[Plotting code records]
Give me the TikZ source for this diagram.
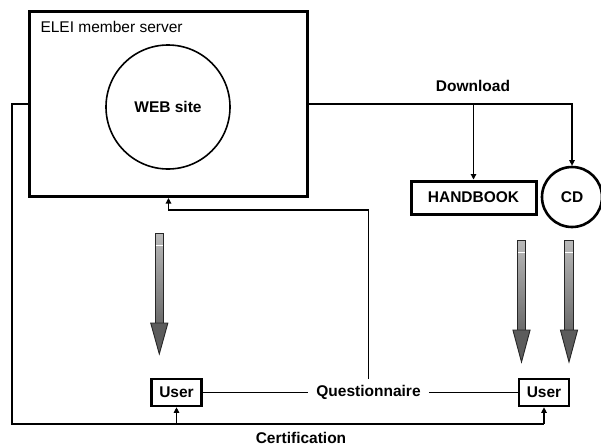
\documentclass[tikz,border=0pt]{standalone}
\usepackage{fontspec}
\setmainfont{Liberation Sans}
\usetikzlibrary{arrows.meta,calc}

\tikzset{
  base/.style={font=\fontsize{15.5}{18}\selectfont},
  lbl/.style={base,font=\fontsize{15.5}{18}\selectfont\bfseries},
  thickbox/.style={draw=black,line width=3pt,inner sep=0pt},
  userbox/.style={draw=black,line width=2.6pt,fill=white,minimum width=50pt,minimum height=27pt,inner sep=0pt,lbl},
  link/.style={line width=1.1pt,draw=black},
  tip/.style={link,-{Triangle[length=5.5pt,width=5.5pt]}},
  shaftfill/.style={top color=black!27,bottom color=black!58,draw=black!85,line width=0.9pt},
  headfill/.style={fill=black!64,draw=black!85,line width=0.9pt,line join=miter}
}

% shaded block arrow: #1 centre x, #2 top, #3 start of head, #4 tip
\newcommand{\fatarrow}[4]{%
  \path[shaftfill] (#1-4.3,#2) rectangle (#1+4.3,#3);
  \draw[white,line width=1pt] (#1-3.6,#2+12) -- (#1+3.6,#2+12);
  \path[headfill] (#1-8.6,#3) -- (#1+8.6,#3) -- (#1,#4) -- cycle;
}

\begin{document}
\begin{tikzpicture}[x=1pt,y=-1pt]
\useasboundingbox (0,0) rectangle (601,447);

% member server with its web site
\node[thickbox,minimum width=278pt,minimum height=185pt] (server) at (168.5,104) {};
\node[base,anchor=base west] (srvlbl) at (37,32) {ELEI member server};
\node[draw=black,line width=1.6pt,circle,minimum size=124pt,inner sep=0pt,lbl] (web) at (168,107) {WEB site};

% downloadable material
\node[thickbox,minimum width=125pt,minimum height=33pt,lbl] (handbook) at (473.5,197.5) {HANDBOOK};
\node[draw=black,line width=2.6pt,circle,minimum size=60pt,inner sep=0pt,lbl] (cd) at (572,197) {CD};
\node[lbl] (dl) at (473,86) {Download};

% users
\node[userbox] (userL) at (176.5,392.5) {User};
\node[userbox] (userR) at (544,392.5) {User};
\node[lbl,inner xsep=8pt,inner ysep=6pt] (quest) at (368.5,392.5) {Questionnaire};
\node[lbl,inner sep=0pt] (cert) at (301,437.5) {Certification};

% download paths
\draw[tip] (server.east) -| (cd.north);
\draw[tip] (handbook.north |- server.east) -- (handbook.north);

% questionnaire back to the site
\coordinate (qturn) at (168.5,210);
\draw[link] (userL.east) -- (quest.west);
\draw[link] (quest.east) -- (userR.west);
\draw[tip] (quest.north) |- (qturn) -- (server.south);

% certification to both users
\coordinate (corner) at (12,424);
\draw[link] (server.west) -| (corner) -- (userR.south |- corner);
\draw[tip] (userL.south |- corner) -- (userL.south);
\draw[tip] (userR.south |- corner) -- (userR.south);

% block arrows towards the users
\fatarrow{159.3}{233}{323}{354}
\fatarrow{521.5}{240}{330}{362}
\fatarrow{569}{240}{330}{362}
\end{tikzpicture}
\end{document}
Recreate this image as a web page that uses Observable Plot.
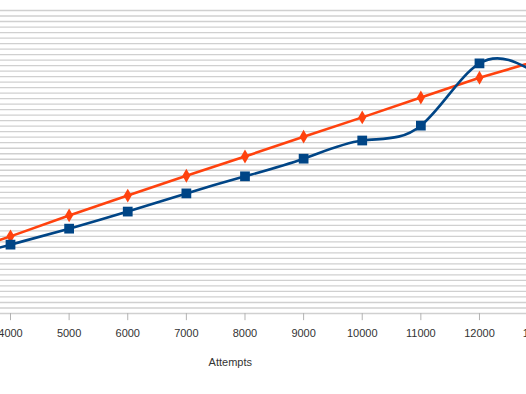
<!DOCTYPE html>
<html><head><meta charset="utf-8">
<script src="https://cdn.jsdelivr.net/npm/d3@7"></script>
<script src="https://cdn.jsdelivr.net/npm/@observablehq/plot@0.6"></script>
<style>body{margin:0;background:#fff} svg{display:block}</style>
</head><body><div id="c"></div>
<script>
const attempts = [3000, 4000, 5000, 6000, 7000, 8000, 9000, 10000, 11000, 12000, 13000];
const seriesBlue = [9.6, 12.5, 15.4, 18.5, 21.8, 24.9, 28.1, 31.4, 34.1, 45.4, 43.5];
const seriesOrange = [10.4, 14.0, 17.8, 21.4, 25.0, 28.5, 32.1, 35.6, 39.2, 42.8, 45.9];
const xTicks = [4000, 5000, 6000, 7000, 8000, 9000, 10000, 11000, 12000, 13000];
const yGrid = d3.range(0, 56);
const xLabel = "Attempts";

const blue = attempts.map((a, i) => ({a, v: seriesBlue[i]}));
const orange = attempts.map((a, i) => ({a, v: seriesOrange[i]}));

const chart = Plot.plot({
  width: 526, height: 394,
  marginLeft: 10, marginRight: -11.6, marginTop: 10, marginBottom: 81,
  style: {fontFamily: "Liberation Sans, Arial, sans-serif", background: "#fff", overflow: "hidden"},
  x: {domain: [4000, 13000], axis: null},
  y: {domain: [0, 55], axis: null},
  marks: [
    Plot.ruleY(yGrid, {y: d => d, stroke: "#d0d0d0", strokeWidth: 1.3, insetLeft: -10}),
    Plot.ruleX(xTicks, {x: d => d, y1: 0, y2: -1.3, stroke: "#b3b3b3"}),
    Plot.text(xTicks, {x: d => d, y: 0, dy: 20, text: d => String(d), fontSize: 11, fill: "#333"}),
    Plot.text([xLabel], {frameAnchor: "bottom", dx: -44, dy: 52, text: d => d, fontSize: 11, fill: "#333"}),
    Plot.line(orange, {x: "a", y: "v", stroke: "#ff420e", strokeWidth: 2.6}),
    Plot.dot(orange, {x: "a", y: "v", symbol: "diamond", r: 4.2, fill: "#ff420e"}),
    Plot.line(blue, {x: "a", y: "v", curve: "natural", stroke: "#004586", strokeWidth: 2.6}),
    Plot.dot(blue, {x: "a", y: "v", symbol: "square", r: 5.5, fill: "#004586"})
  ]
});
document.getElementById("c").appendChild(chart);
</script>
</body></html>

→ TO BE DONE:
Copy out each line word for word, please, skipping the images.

→ CORRECT RESULT:
Give me the TikZ source for this diagram.
\documentclass[tikz,border=0pt]{standalone}
\usepackage{fontspec}
\setmainfont{Liberation Sans}
\usetikzlibrary{arrows.meta,calc}

\tikzset{
  base/.style={font=\fontsize{15.5}{18}\selectfont},
  lbl/.style={base,font=\fontsize{15.5}{18}\selectfont\bfseries},
  thickbox/.style={draw=black,line width=3pt,inner sep=0pt},
  userbox/.style={draw=black,line width=2.6pt,fill=white,minimum width=50pt,minimum height=27pt,inner sep=0pt,lbl},
  link/.style={line width=1.1pt,draw=black},
  tip/.style={link,-{Triangle[length=5.5pt,width=5.5pt]}},
  shaftfill/.style={top color=black!27,bottom color=black!58,draw=black!85,line width=0.9pt},
  headfill/.style={fill=black!64,draw=black!85,line width=0.9pt,line join=miter}
}

% shaded block arrow: #1 centre x, #2 top, #3 start of head, #4 tip
\newcommand{\fatarrow}[4]{%
  \path[shaftfill] (#1-4.3,#2) rectangle (#1+4.3,#3);
  \draw[white,line width=1pt] (#1-3.6,#2+12) -- (#1+3.6,#2+12);
  \path[headfill] (#1-8.6,#3) -- (#1+8.6,#3) -- (#1,#4) -- cycle;
}

\begin{document}
\begin{tikzpicture}[x=1pt,y=-1pt]
\useasboundingbox (0,0) rectangle (601,447);

% member server with its web site
\node[thickbox,minimum width=278pt,minimum height=185pt] (server) at (168.5,104) {};
\node[base,anchor=base west] (srvlbl) at (37,32) {ELEI member server};
\node[draw=black,line width=1.6pt,circle,minimum size=124pt,inner sep=0pt,lbl] (web) at (168,107) {WEB site};

% downloadable material
\node[thickbox,minimum width=125pt,minimum height=33pt,lbl] (handbook) at (473.5,197.5) {HANDBOOK};
\node[draw=black,line width=2.6pt,circle,minimum size=60pt,inner sep=0pt,lbl] (cd) at (572,197) {CD};
\node[lbl] (dl) at (473,86) {Download};

% users
\node[userbox] (userL) at (176.5,392.5) {User};
\node[userbox] (userR) at (544,392.5) {User};
\node[lbl,inner xsep=8pt,inner ysep=6pt] (quest) at (368.5,392.5) {Questionnaire};
\node[lbl,inner sep=0pt] (cert) at (301,437.5) {Certification};

% download paths
\draw[tip] (server.east) -| (cd.north);
\draw[tip] (handbook.north |- server.east) -- (handbook.north);

% questionnaire back to the site
\coordinate (qturn) at (168.5,210);
\draw[link] (userL.east) -- (quest.west);
\draw[link] (quest.east) -- (userR.west);
\draw[tip] (quest.north) |- (qturn) -- (server.south);

% certification to both users
\coordinate (corner) at (12,424);
\draw[link] (server.west) -| (corner) -- (userR.south |- corner);
\draw[tip] (userL.south |- corner) -- (userL.south);
\draw[tip] (userR.south |- corner) -- (userR.south);

% block arrows towards the users
\fatarrow{159.3}{233}{323}{354}
\fatarrow{521.5}{240}{330}{362}
\fatarrow{569}{240}{330}{362}
\end{tikzpicture}
\end{document}
Recreate this image as a web page that uses Observable Plot.
<!DOCTYPE html>
<html><head><meta charset="utf-8">
<script src="https://cdn.jsdelivr.net/npm/d3@7"></script>
<script src="https://cdn.jsdelivr.net/npm/@observablehq/plot@0.6"></script>
<style>body{margin:0;background:#fff} svg{display:block}</style>
</head><body><div id="c"></div>
<script>
const attempts = [3000, 4000, 5000, 6000, 7000, 8000, 9000, 10000, 11000, 12000, 13000];
const seriesBlue = [9.6, 12.5, 15.4, 18.5, 21.8, 24.9, 28.1, 31.4, 34.1, 45.4, 43.5];
const seriesOrange = [10.4, 14.0, 17.8, 21.4, 25.0, 28.5, 32.1, 35.6, 39.2, 42.8, 45.9];
const xTicks = [4000, 5000, 6000, 7000, 8000, 9000, 10000, 11000, 12000, 13000];
const yGrid = d3.range(0, 56);
const xLabel = "Attempts";

const blue = attempts.map((a, i) => ({a, v: seriesBlue[i]}));
const orange = attempts.map((a, i) => ({a, v: seriesOrange[i]}));

const chart = Plot.plot({
  width: 526, height: 394,
  marginLeft: 10, marginRight: -11.6, marginTop: 10, marginBottom: 81,
  style: {fontFamily: "Liberation Sans, Arial, sans-serif", background: "#fff", overflow: "hidden"},
  x: {domain: [4000, 13000], axis: null},
  y: {domain: [0, 55], axis: null},
  marks: [
    Plot.ruleY(yGrid, {y: d => d, stroke: "#d0d0d0", strokeWidth: 1.3, insetLeft: -10}),
    Plot.ruleX(xTicks, {x: d => d, y1: 0, y2: -1.3, stroke: "#b3b3b3"}),
    Plot.text(xTicks, {x: d => d, y: 0, dy: 20, text: d => String(d), fontSize: 11, fill: "#333"}),
    Plot.text([xLabel], {frameAnchor: "bottom", dx: -44, dy: 52, text: d => d, fontSize: 11, fill: "#333"}),
    Plot.line(orange, {x: "a", y: "v", stroke: "#ff420e", strokeWidth: 2.6}),
    Plot.dot(orange, {x: "a", y: "v", symbol: "diamond", r: 4.2, fill: "#ff420e"}),
    Plot.line(blue, {x: "a", y: "v", curve: "natural", stroke: "#004586", strokeWidth: 2.6}),
    Plot.dot(blue, {x: "a", y: "v", symbol: "square", r: 5.5, fill: "#004586"})
  ]
});
document.getElementById("c").appendChild(chart);
</script>
</body></html>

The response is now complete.